Ms. Lacey: a Photoshop Phenomenon

Queenie Yeung, Journalism Student

Across the decrepit wooden tables splotched with various colors of acrylic paints and leftover stains of Sharpie markers, she awaits the silence that commences after the blare of the second school bell.

She declares out loud to her class, “Get working on your pictures. I want to see you clear your screens of irrelevant sites.” The teacher walks by a student whose screen shown the obvious layout of Power School. Noticing this, she humorously adds, “With the exception of viewing your grades.”

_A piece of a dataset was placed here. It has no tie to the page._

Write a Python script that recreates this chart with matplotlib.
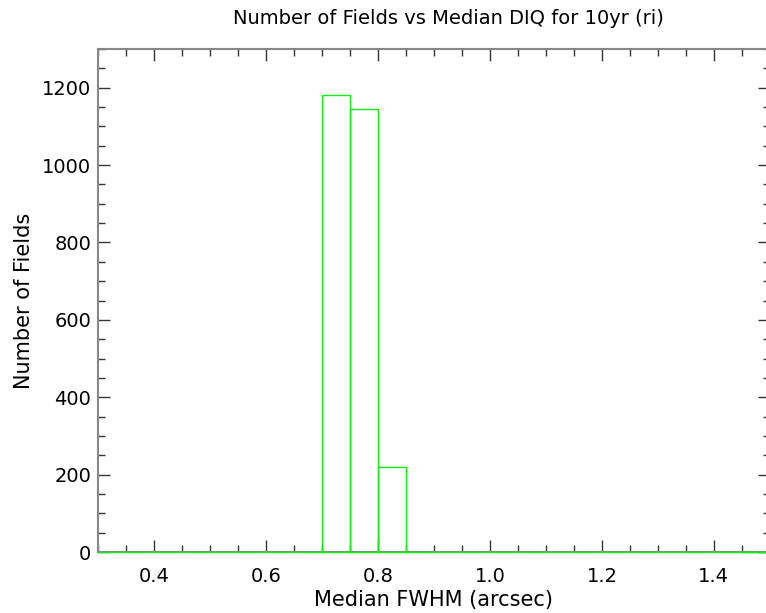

Ms. Rebecca Lacey works with her period 8 Digital Photography class. Digital Photography embodies the elements of art and technology to create perspective, eye-catching photographical pictures for viewers to take time and observe the puzzling, magnified beauty of assorted objects.

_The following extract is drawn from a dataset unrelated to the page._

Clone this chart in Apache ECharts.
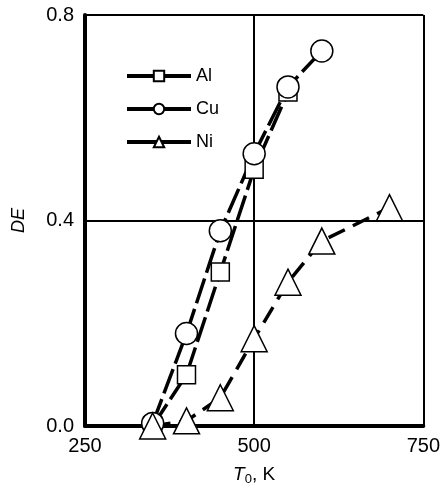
<!DOCTYPE html>
<html><head><meta charset="utf-8">
<script src="https://cdn.jsdelivr.net/npm/echarts@6/dist/echarts.min.js"></script>
<style>html,body{margin:0;padding:0;background:#fff}#c{width:443px;height:496px}</style>
</head><body><div id="c"></div>
<script>
const xTicks = [250, 500, 750];
const yTicks = [0.0, 0.4, 0.8];
const alT = [350, 400, 450, 500, 550];
const alDE = [0.0, 0.10, 0.30, 0.50, 0.65];
const cuT = [350, 400, 450, 500, 550, 600];
const cuDE = [0.005, 0.18, 0.38, 0.53, 0.66, 0.73];
const niT = [350, 400, 450, 500, 550, 600, 700];
const niDE = [0.0, 0.01, 0.055, 0.17, 0.28, 0.36, 0.425];

const pair = (xs, ys) => xs.map((x, i) => [x, ys[i]]);
const font = 'Liberation Sans, Arial, sans-serif';
const chart = echarts.init(document.getElementById('c'));
const mk = (name, xs, ys, sym, size, dash) => ({
  name, type: 'line', data: pair(xs, ys), symbol: sym, symbolSize: size,
  clip: false,
  lineStyle: { color: '#000', width: 3.5, type: dash },
  itemStyle: { color: '#fff', borderColor: '#000', borderWidth: 1.5 },
  emphasis: { disabled: true }
});
chart.setOption({
  animation: false,
  grid: { left: 85, right: 18, top: 15, bottom: 70 },
  legend: {
    left: 120, top: 62, orient: 'vertical', itemWidth: 64, itemHeight: 13, itemGap: 15,
    textStyle: { fontFamily: font, fontSize: 18, color: '#000' },
    lineStyle: { type: 'solid', width: 4 },
    data: ['Al', 'Cu', 'Ni']
  },
  xAxis: {
    type: 'value', min: xTicks[0], max: xTicks[2], interval: 250,
    name: '{i|T}{s|0}{n|, K}', nameLocation: 'middle', nameGap: 38,
    nameTextStyle: { rich: {
      i: { fontFamily: font, fontSize: 19, fontStyle: 'italic', color: '#000' },
      s: { fontFamily: font, fontSize: 13, color: '#000', verticalAlign: 'bottom', padding: [9, 0, 0, 0] },
      n: { fontFamily: font, fontSize: 19, color: '#000' } } },
    axisLine: { lineStyle: { color: '#000', width: 4 } },
    axisTick: { show: false },
    axisLabel: { fontFamily: font, fontSize: 20, color: '#000', margin: 10 },
    splitLine: { show: true, lineStyle: { color: '#000', width: 2 } }
  },
  yAxis: {
    type: 'value', min: yTicks[0], max: yTicks[2], interval: 0.4,
    name: 'DE', nameLocation: 'middle', nameGap: 57,
    nameTextStyle: { fontFamily: font, fontSize: 18, fontStyle: 'italic', color: '#000' },
    axisLine: { lineStyle: { color: '#000', width: 4 } },
    axisTick: { show: false },
    axisLabel: { fontFamily: font, fontSize: 20, color: '#000', margin: 11, formatter: v => v.toFixed(1) },
    splitLine: { show: true, lineStyle: { color: '#000', width: 2 } }
  },
  series: [
    mk('Al', alT, alDE, 'rect', 18, [26, 6]),
    mk('Cu', cuT, cuDE, 'circle', 22, [26, 6]),
    mk('Ni', niT, niDE, 'triangle', 26, [18, 9])
  ]
});
</script></body></html>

However, Ms. Lacey is not only committed to her Digital Photography class. She balances her duties as a multiple arts teacher and adviser of the school’s yearbook. Nonetheless, she has the patience to help students from other classes and even have friendly conversations with them.

“Be sure to save some of those flowers over there,” Ms. Lacey tells a student and gestures to a vase of artificial flora. “Some of those are going to be part of my twins’ fairy costumes.”

From the empty halls of the third floor of BHS, any passing person can hear Lacey commenting the work of her class. Lacey inquires a student’s photo that concentrates fissured flaws of a road. “Is that a crack, because I think it looks like a crack?” A student innocently asks, ”Like a butt crack?” A hearty bellowing laughter of Rebecca Lacey and her students resonates in the halls, which draws the attention of passing people, wondering what could be possibly ludicrous in Digital Photography.